Could the lines from the start of the data through the line with "plt.rcParams['font.family'] = ['Noto" be set down exactly, with no pictures among them?

+ + + + +

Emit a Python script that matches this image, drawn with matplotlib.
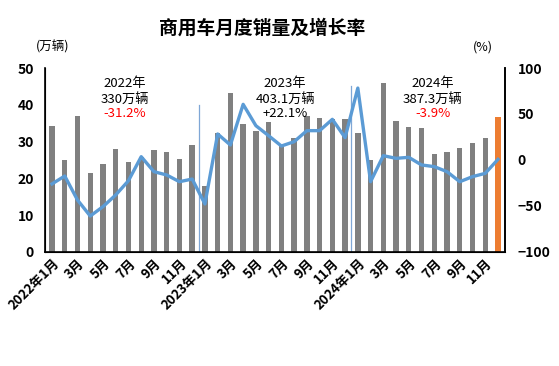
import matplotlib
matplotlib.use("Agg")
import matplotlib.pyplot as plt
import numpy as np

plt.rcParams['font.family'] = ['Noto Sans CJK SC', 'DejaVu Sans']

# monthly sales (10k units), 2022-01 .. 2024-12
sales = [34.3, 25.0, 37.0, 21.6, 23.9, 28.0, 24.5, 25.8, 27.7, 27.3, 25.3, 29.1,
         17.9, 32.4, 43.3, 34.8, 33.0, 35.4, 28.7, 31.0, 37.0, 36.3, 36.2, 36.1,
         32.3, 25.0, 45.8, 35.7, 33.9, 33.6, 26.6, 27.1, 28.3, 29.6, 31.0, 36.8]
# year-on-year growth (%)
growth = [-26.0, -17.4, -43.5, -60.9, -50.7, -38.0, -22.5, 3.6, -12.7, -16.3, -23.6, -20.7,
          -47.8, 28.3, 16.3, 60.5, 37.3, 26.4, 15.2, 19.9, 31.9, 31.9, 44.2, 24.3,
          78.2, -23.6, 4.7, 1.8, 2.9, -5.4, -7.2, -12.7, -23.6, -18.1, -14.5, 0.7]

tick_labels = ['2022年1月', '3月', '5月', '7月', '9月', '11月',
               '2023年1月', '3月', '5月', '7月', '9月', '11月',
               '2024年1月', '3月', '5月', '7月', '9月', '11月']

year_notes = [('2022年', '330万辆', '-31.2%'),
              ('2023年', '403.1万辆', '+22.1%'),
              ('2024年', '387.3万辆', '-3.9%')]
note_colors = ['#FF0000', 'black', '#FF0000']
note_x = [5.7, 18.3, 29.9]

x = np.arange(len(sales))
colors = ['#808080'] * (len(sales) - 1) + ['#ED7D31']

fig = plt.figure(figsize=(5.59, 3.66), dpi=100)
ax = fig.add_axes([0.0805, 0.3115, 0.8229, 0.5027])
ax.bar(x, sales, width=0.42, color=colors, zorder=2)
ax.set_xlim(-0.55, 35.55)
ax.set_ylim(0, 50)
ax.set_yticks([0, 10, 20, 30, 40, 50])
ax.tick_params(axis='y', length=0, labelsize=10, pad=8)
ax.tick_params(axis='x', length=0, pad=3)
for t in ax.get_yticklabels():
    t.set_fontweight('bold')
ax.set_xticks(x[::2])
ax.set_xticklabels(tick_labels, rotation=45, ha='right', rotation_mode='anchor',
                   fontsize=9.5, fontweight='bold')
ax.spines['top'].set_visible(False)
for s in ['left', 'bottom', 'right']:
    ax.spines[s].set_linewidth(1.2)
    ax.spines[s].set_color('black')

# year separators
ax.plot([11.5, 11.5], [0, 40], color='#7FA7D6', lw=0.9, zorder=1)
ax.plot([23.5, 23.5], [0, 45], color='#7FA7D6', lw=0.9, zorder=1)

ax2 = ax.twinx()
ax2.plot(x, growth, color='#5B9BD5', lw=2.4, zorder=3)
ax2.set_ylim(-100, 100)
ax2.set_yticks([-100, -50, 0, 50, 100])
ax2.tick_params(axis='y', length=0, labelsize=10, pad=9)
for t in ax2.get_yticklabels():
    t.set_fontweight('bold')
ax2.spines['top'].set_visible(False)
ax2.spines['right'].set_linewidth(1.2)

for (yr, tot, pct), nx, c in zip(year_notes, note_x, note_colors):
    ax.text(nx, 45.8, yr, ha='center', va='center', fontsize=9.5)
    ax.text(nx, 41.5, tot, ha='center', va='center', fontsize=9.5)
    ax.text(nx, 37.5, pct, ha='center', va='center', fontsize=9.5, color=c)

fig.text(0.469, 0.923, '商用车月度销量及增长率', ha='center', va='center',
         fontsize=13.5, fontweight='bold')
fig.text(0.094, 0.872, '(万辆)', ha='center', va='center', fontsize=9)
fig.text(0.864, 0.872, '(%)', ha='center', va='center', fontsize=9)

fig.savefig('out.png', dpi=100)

+ + + + +

■ The result:
Emit a Python script that matches this image, drawn with matplotlib.
import matplotlib
matplotlib.use("Agg")
import matplotlib.pyplot as plt
import numpy as np

plt.rcParams['font.family'] = ['Noto Sans CJK SC', 'DejaVu Sans']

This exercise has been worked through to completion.